> [GIVEN DATA]
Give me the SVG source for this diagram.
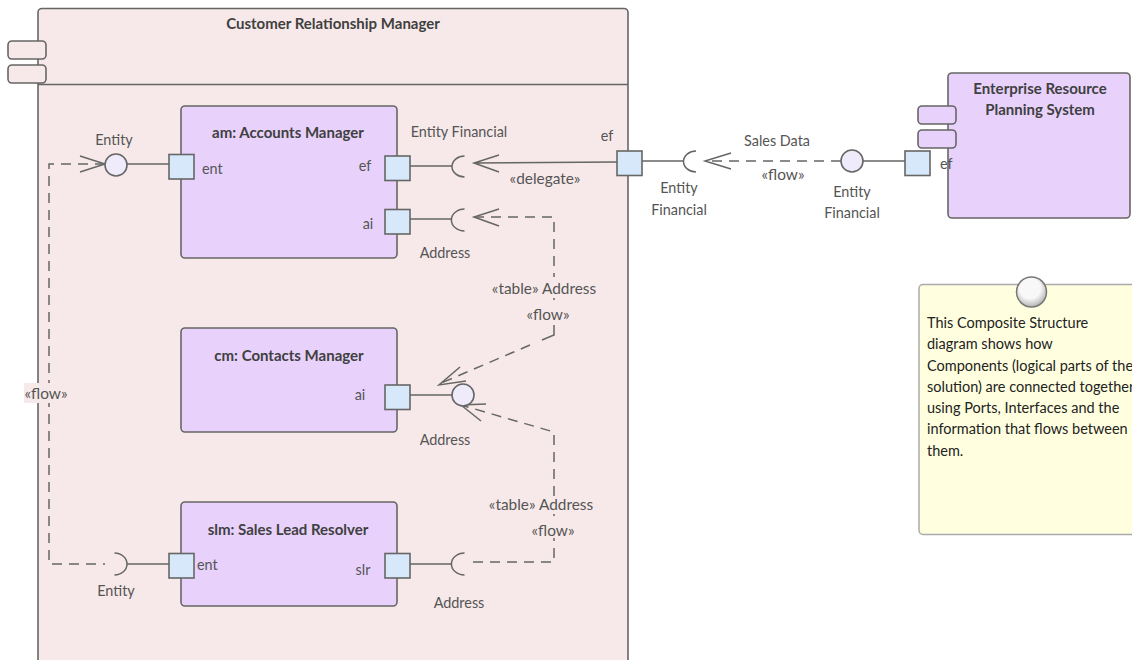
<svg xmlns="http://www.w3.org/2000/svg" width="1132" height="660" viewBox="0 0 1132 660">
<defs>
<radialGradient id="pin" cx="0.45" cy="0.38" r="0.62">
<stop offset="0.55" stop-color="#f8f8f8"/>
<stop offset="1" stop-color="#b4b4b4"/>
</radialGradient>
</defs>
<style>
text{font-family:Lato,"Liberation Sans",sans-serif;font-size:14.4px;fill:#555;text-anchor:middle}
.b{font-weight:700;fill:#404040;font-size:15px}
.g{font-size:15.4px}
.l{text-anchor:start}
.n{text-anchor:start;fill:#222;font-size:14.5px}
.s{stroke:#666;stroke-width:1.5;fill:none}
.d{stroke:#666;stroke-width:1.5;fill:none;stroke-dasharray:10 7}
.box{stroke:#666;stroke-width:1.6;fill:#e8d2fc}
.outer{stroke:#666;stroke-width:1.6;fill:#f7e9e9}
.port{stroke:#666;stroke-width:1.6;fill:#d8e8fb}
.ball{stroke:#666;stroke-width:1.6;fill:#f0ebfa}
</style>
<g id="crm">
<rect class="outer" x="38" y="8.500" width="590" height="680" rx="4"/>
<path class="s" d="M38 84.500H628"/>
<rect class="outer" x="8" y="41" width="38" height="18" rx="4"/>
<rect class="outer" x="8" y="65" width="38" height="18" rx="4"/>
<text class="b" x="333" y="29">Customer Relationship Manager</text>
</g>
<g id="am">
<rect class="box" x="181" y="106" width="216" height="152" rx="4"/>
<text class="b" x="288" y="138">am: Accounts Manager</text>
</g>
<g id="cm">
<rect class="box" x="181" y="328" width="216" height="104" rx="4"/>
<text class="b" x="289" y="361">cm: Contacts Manager</text>
</g>
<g id="slm">
<rect class="box" x="181" y="502" width="216" height="104" rx="4"/>
<text class="b" x="288" y="535">slm: Sales Lead Resolver</text>
</g>
<g id="erp">
<rect class="box" x="948" y="73" width="182" height="145" rx="4"/>
<rect class="box" x="918" y="106" width="38" height="18" rx="4"/>
<rect class="box" x="918" y="130" width="38" height="18" rx="4"/>
<text class="b" x="1040" y="94">Enterprise Resource</text>
<text class="b" x="1040" y="115">Planning System</text>
</g>
<g id="connectors">
<path class="s" d="M127 164H169M410 166H452M410 219H452M641 161H684M863 161H905M410 395H452M127 564H169M410 564H452"/>
<path class="s" d="M474 163L617 162M499 155L474 163L499 172"/>
<path class="d" d="M105 164H49V564H105"/>
<path class="s" d="M80 156L105 164L80 172"/>
<path class="d" d="M841 161H705"/>
<path class="s" d="M731 153L705 161L731 169"/>
<path class="d" d="M474 217H554V277"/>
<path class="s" d="M554 298V300"/>
<path class="s" d="M554 325V335L542 340"/>
<path class="d" d="M530 345L439 384"/>
<path class="s" d="M499 209L474 217L499 226M460 367L439 385L466 381"/>
<path class="d" d="M473 562H554V538"/>
<path class="d" d="M554 496V432L461 405"/>
<path class="s" d="M554 514V516"/>
<path class="s" d="M486 404L461 405L481 421"/>
<path class="s" d="M464.500 156A12.500 10.500 0 0 0 464.500 177M464.500 209A12.500 10.500 0 0 0 464.500 231M696 151A12.500 10.500 0 0 0 696 172M464.500 553A12.500 10.500 0 0 0 464.500 575M114.500 553A12.500 11 0 0 1 114.500 575"/>
<text x="114" y="145">Entity</text>
<text x="459" y="137">Entity Financial</text>
<text x="607" y="141">ef</text>
<text class="g" x="545" y="184">«delegate»</text>
<text x="445" y="258">Address</text>
<text class="g" x="544" y="294">«table» Address</text>
<text class="g" x="548" y="320">«flow»</text>
<rect x="24" y="383" width="46" height="20" fill="#f7e9e9"/>
<text class="g" x="46" y="399">«flow»</text>
<text x="445" y="445">Address</text>
<text class="g" x="541" y="510">«table» Address</text>
<text class="g" x="553" y="536">«flow»</text>
<text x="459" y="608">Address</text>
<text x="116" y="596">Entity</text>
<text x="679" y="193">Entity</text>
<text x="679" y="215">Financial</text>
<text x="777" y="146">Sales Data</text>
<text class="g" x="783" y="180">«flow»</text>
<text x="852" y="197">Entity</text>
<text x="852" y="218">Financial</text>
</g>
<g id="ports">
<circle class="ball" cx="116" cy="165" r="11"/>
<circle class="ball" cx="852" cy="161" r="11"/>
<circle class="ball" cx="463" cy="395" r="11"/>
<rect class="port" x="169" y="154.500" width="25" height="24.500"/>
<rect class="port" x="385" y="156" width="25" height="24.500"/>
<rect class="port" x="385" y="209.500" width="25" height="24.500"/>
<rect class="port" x="617" y="151" width="25" height="24.500"/>
<rect class="port" x="905" y="151" width="25" height="24.500"/>
<rect class="port" x="385" y="385" width="25" height="24.500"/>
<rect class="port" x="169" y="553.500" width="25" height="24.500"/>
<rect class="port" x="385" y="553.500" width="25" height="24.500"/>
<text class="l" x="202" y="174">ent</text>
<text x="365" y="171">ef</text>
<text x="368" y="229">ai</text>
<text x="360" y="400">ai</text>
<text class="l" x="197" y="570">ent</text>
<text x="363" y="575">slr</text>
<text class="l" x="940" y="169">ef</text>
</g>
<g id="note">
<rect x="919" y="284.500" width="240" height="250" rx="4" fill="#ffffe0" stroke="#aaa" stroke-width="1.500"/>
<circle cx="1031.500" cy="292" r="15" fill="url(#pin)" stroke="#777" stroke-width="1.500"/>
<text class="n" x="927" y="328">This Composite Structure</text>
<text class="n" x="927" y="349">diagram shows how</text>
<text class="n" x="927" y="371">Components (logical parts of the</text>
<text class="n" x="927" y="392">solution) are connected together</text>
<text class="n" x="927" y="413">using Ports, Interfaces and the</text>
<text class="n" x="927" y="434">information that flows between</text>
<text class="n" x="927" y="456">them.</text>
</g>
</svg>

> [GOAL OF THE EXERCISE]
Copy out all the data without changing anything, and drop the pictures.

> [TASK RESPONSE]
Give me the SVG source for this diagram.
<svg xmlns="http://www.w3.org/2000/svg" width="1132" height="660" viewBox="0 0 1132 660">
<defs>
<radialGradient id="pin" cx="0.45" cy="0.38" r="0.62">
<stop offset="0.55" stop-color="#f8f8f8"/>
<stop offset="1" stop-color="#b4b4b4"/>
</radialGradient>
</defs>
<style>
text{font-family:Lato,"Liberation Sans",sans-serif;font-size:14.4px;fill:#555;text-anchor:middle}
.b{font-weight:700;fill:#404040;font-size:15px}
.g{font-size:15.4px}
.l{text-anchor:start}
.n{text-anchor:start;fill:#222;font-size:14.5px}
.s{stroke:#666;stroke-width:1.5;fill:none}
.d{stroke:#666;stroke-width:1.5;fill:none;stroke-dasharray:10 7}
.box{stroke:#666;stroke-width:1.6;fill:#e8d2fc}
.outer{stroke:#666;stroke-width:1.6;fill:#f7e9e9}
.port{stroke:#666;stroke-width:1.6;fill:#d8e8fb}
.ball{stroke:#666;stroke-width:1.6;fill:#f0ebfa}
</style>
<g id="crm">
<rect class="outer" x="38" y="8.500" width="590" height="680" rx="4"/>
<path class="s" d="M38 84.500H628"/>
<rect class="outer" x="8" y="41" width="38" height="18" rx="4"/>
<rect class="outer" x="8" y="65" width="38" height="18" rx="4"/>
<text class="b" x="333" y="29">Customer Relationship Manager</text>
</g>
<g id="am">
<rect class="box" x="181" y="106" width="216" height="152" rx="4"/>
<text class="b" x="288" y="138">am: Accounts Manager</text>
</g>
<g id="cm">
<rect class="box" x="181" y="328" width="216" height="104" rx="4"/>
<text class="b" x="289" y="361">cm: Contacts Manager</text>
</g>
<g id="slm">
<rect class="box" x="181" y="502" width="216" height="104" rx="4"/>
<text class="b" x="288" y="535">slm: Sales Lead Resolver</text>
</g>
<g id="erp">
<rect class="box" x="948" y="73" width="182" height="145" rx="4"/>
<rect class="box" x="918" y="106" width="38" height="18" rx="4"/>
<rect class="box" x="918" y="130" width="38" height="18" rx="4"/>
<text class="b" x="1040" y="94">Enterprise Resource</text>
<text class="b" x="1040" y="115">Planning System</text>
</g>
<g id="connectors">
<path class="s" d="M127 164H169M410 166H452M410 219H452M641 161H684M863 161H905M410 395H452M127 564H169M410 564H452"/>
<path class="s" d="M474 163L617 162M499 155L474 163L499 172"/>
<path class="d" d="M105 164H49V564H105"/>
<path class="s" d="M80 156L105 164L80 172"/>
<path class="d" d="M841 161H705"/>
<path class="s" d="M731 153L705 161L731 169"/>
<path class="d" d="M474 217H554V277"/>
<path class="s" d="M554 298V300"/>
<path class="s" d="M554 325V335L542 340"/>
<path class="d" d="M530 345L439 384"/>
<path class="s" d="M499 209L474 217L499 226M460 367L439 385L466 381"/>
<path class="d" d="M473 562H554V538"/>
<path class="d" d="M554 496V432L461 405"/>
<path class="s" d="M554 514V516"/>
<path class="s" d="M486 404L461 405L481 421"/>
<path class="s" d="M464.500 156A12.500 10.500 0 0 0 464.500 177M464.500 209A12.500 10.500 0 0 0 464.500 231M696 151A12.500 10.500 0 0 0 696 172M464.500 553A12.500 10.500 0 0 0 464.500 575M114.500 553A12.500 11 0 0 1 114.500 575"/>
<text x="114" y="145">Entity</text>
<text x="459" y="137">Entity Financial</text>
<text x="607" y="141">ef</text>
<text class="g" x="545" y="184">«delegate»</text>
<text x="445" y="258">Address</text>
<text class="g" x="544" y="294">«table» Address</text>
<text class="g" x="548" y="320">«flow»</text>
<rect x="24" y="383" width="46" height="20" fill="#f7e9e9"/>
<text class="g" x="46" y="399">«flow»</text>
<text x="445" y="445">Address</text>
<text class="g" x="541" y="510">«table» Address</text>
<text class="g" x="553" y="536">«flow»</text>
<text x="459" y="608">Address</text>
<text x="116" y="596">Entity</text>
<text x="679" y="193">Entity</text>
<text x="679" y="215">Financial</text>
<text x="777" y="146">Sales Data</text>
<text class="g" x="783" y="180">«flow»</text>
<text x="852" y="197">Entity</text>
<text x="852" y="218">Financial</text>
</g>
<g id="ports">
<circle class="ball" cx="116" cy="165" r="11"/>
<circle class="ball" cx="852" cy="161" r="11"/>
<circle class="ball" cx="463" cy="395" r="11"/>
<rect class="port" x="169" y="154.500" width="25" height="24.500"/>
<rect class="port" x="385" y="156" width="25" height="24.500"/>
<rect class="port" x="385" y="209.500" width="25" height="24.500"/>
<rect class="port" x="617" y="151" width="25" height="24.500"/>
<rect class="port" x="905" y="151" width="25" height="24.500"/>
<rect class="port" x="385" y="385" width="25" height="24.500"/>
<rect class="port" x="169" y="553.500" width="25" height="24.500"/>
<rect class="port" x="385" y="553.500" width="25" height="24.500"/>
<text class="l" x="202" y="174">ent</text>
<text x="365" y="171">ef</text>
<text x="368" y="229">ai</text>
<text x="360" y="400">ai</text>
<text class="l" x="197" y="570">ent</text>
<text x="363" y="575">slr</text>
<text class="l" x="940" y="169">ef</text>
</g>
<g id="note">
<rect x="919" y="284.500" width="240" height="250" rx="4" fill="#ffffe0" stroke="#aaa" stroke-width="1.500"/>
<circle cx="1031.500" cy="292" r="15" fill="url(#pin)" stroke="#777" stroke-width="1.500"/>
<text class="n" x="927" y="328">This Composite Structure</text>
<text class="n" x="927" y="349">diagram shows how</text>
<text class="n" x="927" y="371">Components (logical parts of the</text>
<text class="n" x="927" y="392">solution) are connected together</text>
<text class="n" x="927" y="413">using Ports, Interfaces and the</text>
<text class="n" x="927" y="434">information that flows between</text>
<text class="n" x="927" y="456">them.</text>
</g>
</svg>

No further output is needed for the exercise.